Full-time Law Enforcement Employees
Range in Rate per 1,000 Inhabitants
by Population Group, 2009
The FBI collects these data through the Uniform Crime Reporting (UCR) Program.
- This table provides the number of agencies that fall within specified rate ranges of employment by population group for law enforcement personnel, both sworn officers and civilian employees.
- Agencies with no resident population (i.e., those associated with universities and colleges [see Table 79], other agencies [see Table 81], and some state agencies) are excluded from this table. Therefore, the total number of agencies used in this table differs from those provided in other law enforcement employee tables.
- The information in this table is derived from law enforcement employee counts (as of October 31, 2009) submitted by participating agencies.
- The UCR Program defines law enforcement officers as individuals who ordinarily carry a firearm and a badge, have full arrest powers, and are paid from governmental funds set aside specifically to pay sworn law enforcement.
- Civilian employees include full-time agency personnel such as clerks, radio dispatchers, meter attendants, stenographers, jailers, correctional officers, and mechanics.
- The FBI derived the rate of full-time law enforcement employees per population group by first dividing the aggregated total of personnel for the group by the aggregated estimated populations covered by the contributing agencies within the group and then multiplying the resulting figure by 1,000.

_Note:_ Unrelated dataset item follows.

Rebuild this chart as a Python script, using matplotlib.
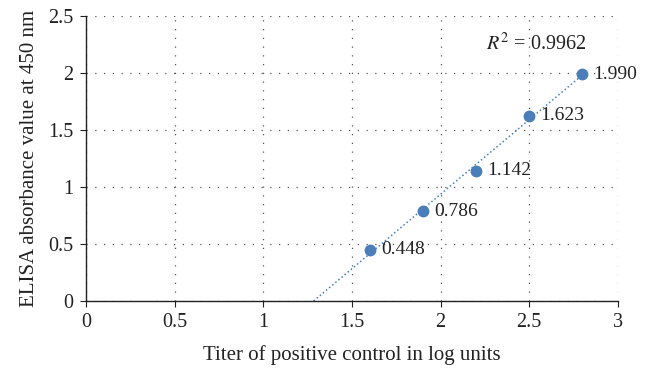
import numpy as np
import matplotlib.pyplot as plt

# Data
titer = [1.6, 1.9, 2.2, 2.5, 2.8]
absorbance = [0.448, 0.786, 1.142, 1.623, 1.990]
labels = ['0.448', '0.786', '1.142', '1.623', '1.990']
r2_text = r'$R^2$ = 0.9962'

plt.rcParams['font.family'] = ['Liberation Serif', 'DejaVu Serif']
plt.rcParams['mathtext.fontset'] = 'stix'

fig = plt.figure(figsize=(6.53, 3.72), dpi=100)
ax = fig.add_axes([0.132, 0.191, 0.814, 0.766])

farge = '#4a7ebb'
tekst = '#222222'

# Trendlinje (lineaer tilpassing), fra y=0 til siste punkt
k, m = np.polyfit(titer, absorbance, 1)
x0 = -m / k
xt = np.array([x0, titer[-1]])
ax.plot(xt, k * xt + m, ':', color=farge, lw=1.1, zorder=2)

ax.plot(titer, absorbance, 'o', color=farge, ms=7.5, zorder=3)
for xi, yi, t in zip(titer, absorbance, labels):
    ax.annotate(t, (xi, yi), xytext=(8, 0), textcoords='offset points',
                va='center', ha='left', fontsize=14, color=tekst)

ax.text(2.256, 2.25, r2_text, fontsize=14.5, color=tekst, va='center')

ax.set_xlim(0, 3)
ax.set_ylim(0, 2.5)
ax.set_xticks(np.arange(0, 3.01, 0.5))
ax.set_yticks(np.arange(0, 2.51, 0.5))
ax.set_xticklabels(['0', '0.5', '1', '1.5', '2', '2.5', '3'])
ax.set_yticklabels(['0', '0.5', '1', '1.5', '2', '2.5'])
ax.grid(True, linestyle=(0, (1, 6)), color='#555555', lw=0.9)
ax.set_axisbelow(True)
for s in ['top', 'right']:
    ax.spines[s].set_visible(False)
for s in ['left', 'bottom']:
    ax.spines[s].set_color(tekst)
    ax.spines[s].set_linewidth(1.0)
ax.tick_params(labelsize=14.5, colors=tekst, length=4, direction='out', pad=5)

ax.set_xlabel('Titer of positive control in log units', fontsize=15,
              color=tekst, labelpad=9)
ax.set_ylabel('ELISA absorbance value at 450 nm', fontsize=15,
              color=tekst, labelpad=7)

fig.savefig('out.png', dpi=100)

For the 2009 population estimates used in this table, the FBI computed individual rates of growth from one year to the next for every city/town and county using 2000 decennial population counts and 2001 through 2008 population estimates from the U.S. Census Bureau. Each agency’s rates of growth were averaged; that average was then applied and added to its 2008 Census population estimate to derive the agency’s 2009 population estimate.